A simple demonstration is given below. We start by running an analysis of simulated retail sales data:
from pybats.shared import load_sales_example2
from pybats.analysis import analysis
from pybats.plot import plot_data_forecast
from pybats.point_forecast import median
from pybats.loss_functions import MAPE
import matplotlib.pyplot as plt
import pandas as pd
from pandas.tseries.holiday import USFederalHolidayCalendar
data = load_sales_example2()
prior_length = 21 # Number of days of data used to set prior
k = 14 # Forecast horizon
rho = 0.6 # Random effect discount factor to increase variance of forecast distribution
forecast_samps = 2000 # Number of forecast samples to draw
forecast_start = pd.to_datetime('2018-01-01') # Date to start forecasting
forecast_end = pd.to_datetime('2018-03-01') # Date to stop forecasting
mod, samples, model_coef = analysis(data.Sales.values, data[['Price', 'Promotion']].values,
k, forecast_start, forecast_end, nsamps=2000,
family='poisson',
seasPeriods=[7], seasHarmComponents=[[1,2,3]],
prior_length=prior_length, dates=data.index, holidays=USFederalHolidayCalendar.rules,
rho=rho,
ret = ['model', 'forecast', 'model_coef'])

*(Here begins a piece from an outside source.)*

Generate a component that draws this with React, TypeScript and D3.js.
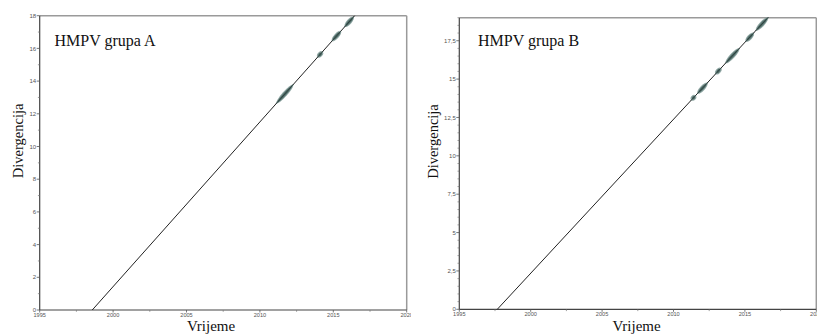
import React from "react";
import * as d3 from "d3";

// Panel A (HMPV grupa A)
const yearDomain = [1995, 2020];
const yearTicks = [1995, 2000, 2005, 2010, 2015, 2020];
const yearMinorTicks = [1997.5, 2002.5, 2007.5, 2012.5, 2017.5];

const divDomainA = [0, 18];
const divTicksA = [0, 2, 4, 6, 8, 10, 12, 14, 16, 18];
const divMinorA = [1, 3, 5, 7, 9, 11, 13, 15, 17];
const lineA = [
  { year: 1998.58, div: 0 },
  { year: 2016.45, div: 18 },
];
// sampled clusters along the line: [startYear, startDiv, endYear, endDiv]
const blobsA = [
  [2011.2, 12.71, 2012.2, 13.72],
  [2014.0, 15.53, 2014.2, 15.73],
  [2014.98, 16.52, 2015.45, 16.99],
  [2015.85, 17.39, 2016.32, 17.87],
];

// Panel B (HMPV grupa B)
const divDomainB = [0, 19];
const divTicksB = [0, 2.5, 5, 7.5, 10, 12.5, 15, 17.5];
const divMinorB = [0.5, 1, 1.5, 2, 3, 3.5, 4, 4.5, 5.5, 6, 6.5, 7, 8, 8.5, 9, 9.5, 10.5, 11, 11.5, 12, 13, 13.5, 14, 14.5, 15.5, 16, 16.5, 17, 18, 18.5, 19];
const lineB = [
  { year: 1997.66, div: 0 },
  { year: 2016.6, div: 19 },
];
const blobsB = [
  [2011.32, 13.7, 2011.48, 13.86],
  [2011.75, 14.13, 2012.3, 14.68],
  [2013.02, 15.41, 2013.26, 15.65],
  [2013.72, 16.11, 2014.54, 16.93],
  [2015.13, 17.52, 2015.55, 17.94],
  [2015.85, 18.24, 2016.55, 18.94],
];

const fmtComma = (v: number) => String(v).replace(".", ",");

type PanelProps = {
  id: string;
  x0: number;
  x1: number;
  yTop: number;
  yBot: number;
  clipRight: number;
  divDomain: number[];
  divTicks: number[];
  divMinor: number[];
  line: { year: number; div: number }[];
  blobs: number[][];
  title: string;
  titleX: number;
  yLabelX: number;
  xLabelX: number;
};

function Panel(p: PanelProps) {
  const x = d3.scaleLinear().domain(yearDomain).range([p.x0, p.x1]);
  const y = d3.scaleLinear().domain(p.divDomain).range([p.yBot, p.yTop]);
  const lineGen = d3
    .line<{ year: number; div: number }>()
    .x((d) => x(d.year))
    .y((d) => y(d.div));
  const tickFont = "Arial, 'Liberation Sans', sans-serif";
  return (
    <g clipPath={`url(#clip-${p.id})`}>
      <defs>
        <clipPath id={`clip-${p.id}`}>
          <rect x={0} y={0} width={p.clipRight} height={336} />
        </clipPath>
      </defs>
      {/* frame: top & right grey */}
      <line x1={p.x0} x2={p.x1} y1={p.yTop} y2={p.yTop} stroke="#9a9a9a" strokeWidth={1.5} />
      <line x1={p.x1} x2={p.x1} y1={p.yTop} y2={p.yBot} stroke="#9a9a9a" strokeWidth={1.5} />
      {/* axes */}
      <line x1={p.x0} x2={p.x0} y1={p.yTop} y2={p.yBot} stroke="#444" strokeWidth={1.2} />
      <line x1={p.x0} x2={p.x1} y1={p.yBot} y2={p.yBot} stroke="#444" strokeWidth={1.2} />
      {p.divTicks.map((t) => (
        <g key={"yt" + t}>
          <line x1={p.x0 - 3} x2={p.x0} y1={y(t)} y2={y(t)} stroke="#555" strokeWidth={0.8} />
          <text
            x={p.x0 - 3.5}
            y={y(t)}
            dy="0.35em"
            textAnchor="end"
            fontSize={6}
            fontFamily={tickFont}
            fill="#555"
          >
            {fmtComma(t)}
          </text>
        </g>
      ))}
      {p.divMinor.map((t) => (
        <line key={"ym" + t} x1={p.x0 - 1.8} x2={p.x0} y1={y(t)} y2={y(t)} stroke="#777" strokeWidth={0.7} />
      ))}
      {yearTicks.map((t) => (
        <g key={"xt" + t}>
          <line x1={x(t)} x2={x(t)} y1={p.yBot} y2={p.yBot + 2.5} stroke="#555" strokeWidth={0.8} />
          <text
            x={x(t)}
            y={p.yBot + 2.6}
            dy="0.71em"
            textAnchor="middle"
            fontSize={5.6}
            fontFamily={tickFont}
            fill="#555"
          >
            {t}
          </text>
        </g>
      ))}
      {yearMinorTicks.map((t) => (
        <line key={"xm" + t} x1={x(t)} x2={x(t)} y1={p.yBot} y2={p.yBot + 1.8} stroke="#777" strokeWidth={0.7} />
      ))}
      {/* regression line */}
      <path d={lineGen(p.line) || ""} fill="none" stroke="#222" strokeWidth={1} />
      {/* sample clusters */}
      {p.blobs.map((b, i) => {
        const xa = x(b[0]);
        const ya = y(b[1]);
        const xb = x(b[2]);
        const yb = y(b[3]);
        const cx = (xa + xb) / 2;
        const cy = (ya + yb) / 2;
        const len = Math.hypot(xb - xa, yb - ya);
        const ang = (Math.atan2(yb - ya, xb - xa) * 180) / Math.PI;
        return (
          <g key={"b" + i} transform={`translate(${cx},${cy}) rotate(${ang})`}>
            <ellipse rx={len / 2 + 1.5} ry={2.5} fill="#7d9894" opacity={0.85} />
            <ellipse rx={len / 2} ry={1.5} fill="#4d6a66" />
            <line x1={-len / 2 - 2} x2={len / 2 + 2} y1={0} y2={0} stroke="#2a3a38" strokeWidth={0.8} />
          </g>
        );
      })}
      {/* texts */}
      <text x={p.titleX} y={46} fontSize={16} fontFamily="'Liberation Serif', 'Times New Roman', serif" fill="#111">
        {p.title}
      </text>
      <text
        transform={`translate(${p.yLabelX},${(p.yTop + p.yBot) / 2 - 22}) rotate(-90)`}
        textAnchor="middle"
        fontSize={14.5}
        fontFamily="'Liberation Serif', 'Times New Roman', serif"
        fill="#111"
      >
        Divergencija
      </text>
      <text
        x={p.xLabelX}
        y={331}
        textAnchor="middle"
        fontSize={15}
        fontFamily="'Liberation Serif', 'Times New Roman', serif"
        fill="#111"
      >
        Vrijeme
      </text>
    </g>
  );
}

export default function App() {
  return (
    <svg
      width={817}
      height={336}
      viewBox="0 0 817 336"
      style={{ position: "absolute", left: 0, top: 0, background: "#fff" }}
    >
      <rect width={817} height={336} fill="#fff" />
      <Panel
        id="A"
        x0={39.7}
        x1={406.7}
        yTop={15.7}
        yBot={310}
        clipRight={411}
        divDomain={divDomainA}
        divTicks={divTicksA}
        divMinor={divMinorA}
        line={lineA}
        blobs={blobsA}
        title="HMPV grupa A"
        titleX={54.5}
        yLabelX={23}
        xLabelX={211}
      />
      <Panel
        id="B"
        x0={459.3}
        x1={816.3}
        yTop={17.7}
        yBot={309.3}
        clipRight={817}
        divDomain={divDomainB}
        divTicks={divTicksB}
        divMinor={divMinorB}
        line={lineB}
        blobs={blobsB}
        title="HMPV grupa B"
        titleX={478}
        yLabelX={438}
        xLabelX={636.5}
      />
    </svg>
  );
}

Next, we will plot the forecasts, both $1-$ and $14-$days ahead.
forecast = median(samples)
# Plot the 1-day ahead forecast
h = 1
start = forecast_start + pd.DateOffset(h - 1)
end = forecast_end + pd.DateOffset(h - 1)
data_1step = data.loc[start:end]
samples_1step = samples[:,:,h-1]
fig, ax = plt.subplots(figsize=(10,5))
plot_data_forecast(fig, ax,
data_1step.Sales,
median(samples_1step),
samples_1step,
data_1step.index,
credible_interval=95)
ax_style(ax, title='1-Day Ahead Forecast', ylabel='Daily Sales', ylim=[0,22])
pass
The $1-$day ahead forecasts are generally quite accurate! It appears that most points are falling within the $95\%$ credible intervals. There is also a clear weekly pattern to the sales that the model has detected.
Let's take a look at the $14-$day ahead forecasts:
h = 14
start = forecast_start + pd.DateOffset(h - 1)
end = forecast_end + pd.DateOffset(h - 1)
data_14step = data.loc[start:end]
samples_14step = samples[:,:,h-1]
fig, ax = plt.subplots(figsize=(10,5))
plot_data_forecast(fig, ax,
data_14step.Sales,
median(samples_14step),
samples_14step,
data_14step.index,
credible_interval=95)
ax_style(ax, title='14-Day Ahead Forecast', ylabel='Daily Sales', ylim=[0,22])
pass
These longer term forecasts are nearly as accurate as the $1-$day ahead forecasts. Note that the dates here start at January 13th, 14 days after the forecasting window began on January 1st.
This function is useful for plotting model coefficients over time. There is a detailed explanation of plotting the day-of-week seasonality coefficients in the sales forecasting example.
For this example, let's focus on any trends in the baseline level of sales. To track this, we will plot the intercept, which is the first coefficient in the trend term. The model coefficients have already been saved from the analysis we ran above.
plot_data = pd.DataFrame({'Intercept_Mean':model_coef['m'][:, mod.itrend[0]]}, index=data.index)
plot_data = plot_data.loc[forecast_start:forecast_end]
fig, ax = plt.subplots(1,1, figsize=(10,5))
plot_coef(fig, ax, plot_data.Intercept_Mean, plot_data.index);
It appears that the baseline level of sales are climbing throughout the forecast period!
This function is convenient for plotting a correlation matrix. It is commonly used to plot the correlations among model coefficients. It's a wrapper around the seaborn function sns.heatmap
, with the colors scaled appropriately to highlight correlations.
To demonstrate, we'll plot the correlations among the trend and regression coefficients in the model from the examples above.
p = mod.ntrend + mod.nregn_exhol
cov = mod.R[:p,:p]
D = np.sqrt(cov.diagonal()).reshape(-1,1)
corr = cov/D/D.T
fig, ax = plt.subplots(figsize=(5,5))
plot_corr(fig, ax, corr = corr, labels=['Trend 1', 'Regn 1', 'Regn 2']);